My own strategy was carefully developed: I would leave home with all the gear and supplies my family of four and two of my daughters’ friends would need out west, pick up the trailer, and meet them in Denver. Having them fly out would not only spare them two cross-country drives, but allow us to spend our quality time where it mattered most, in Wyoming. There were more benefits: It would compress the time enough to limit the chance of boredom among the kids and also reduce the likelihood of the kinds of friction and conflict that flares up with any group on the road when they inevitably get annoyed with each other now and then. It would also give me precious hours of peaceful, purposeful driving, allowing my brain to clear and to enjoy the scrolling countryside at my own pace, after many months of professional and personal preparation for the event, and prior to the magic of the experience itself.
In short, the solo portion of the road trip forced me to savor the experience. I enjoy the rhythms of the road, the impromptu visits to small towns for lunch, the exploration of new music between dips into podcasts. Doing all that alone internalizes the experience in ways that are different from shared experiences, and just as valuable. Having the trailer in the equation made it all the easier. I simply pulled over each night and sacked out in the back, able to spring up and go regardless of the hour and without the constraint of a posse of people all going through their morning routines at different paces. One night, I slept through vicious storm in Nebraska that pummeled the trailer and made me wonder what fields I, the Airstream, and the Audi would be found in the next morning. In Denver, I spent the night in a ghost town in the grasslands of northeastern Colorado, not a soul in sight, living or dead.
I finally collected my gang at Denver International, relieved by then to have company, all of us excited by the building energy of the eclipse. We rolled into Wyoming and rendezvoused with friends in the town of Dubois, just slightly northeast of Jackson Hole, where crowds were massing in town and across the mountainous landscape. We took in a Friday night rodeo, made a visit to Grand Teton National Park, and then, the morning of August 22, assembled on the top of a tall hill above a valley for the big event. The shadow arrived mid-morning, blanketing us in darkness as we donned our eclipse glasses. The Moon revealed a precise circle of solar corona above our heads as it passed over the Sun, becoming a black disk inside the ring of our star’s atmosphere. Though just 2 minutes long, it proved so perfect and awesome and otherworldly that it made every ounce of effort worthwhile. This teens ate it up, the adults marveled, and, as I dipped back online to file my own reports with my publications afterwards, I saw that crowds across the nation were reacting similarly. Mission accomplished.

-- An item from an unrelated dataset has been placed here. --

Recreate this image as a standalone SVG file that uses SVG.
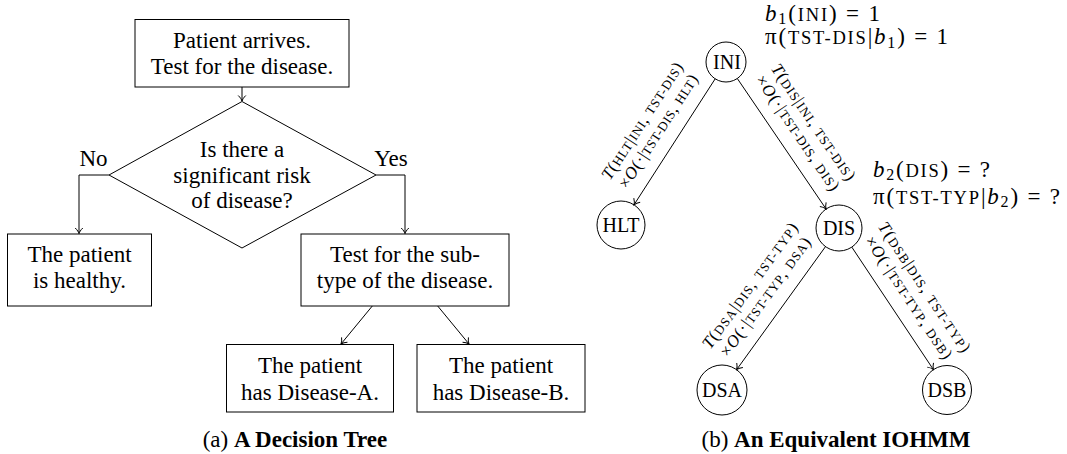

The next morning, we repeated the entire process in reverse, with a few twists thrown in. The ladies all went south to Denver in a rental car to spend a few days with friends, and I went north to Devil’s Tower for a night, then back east—again alone with my thoughts, savoring the success and the experience, checking out diners here and there, and dozing off in the trailer each night, and occasionally mid-day as creeping fatigue prompted a few luxuriant naps.
In a few weeks, in Chile, I’ll have the privilege of witnesses another total solar eclipse, and have set up another road trip from Santiago to make it happen. I'll post a full report here, of course. If you missed the 2017 event—or want another go—start planning for 2024. An eclipse will again pass across the United States, this time from south to north. My advice: Make a road trip of it, and make it special.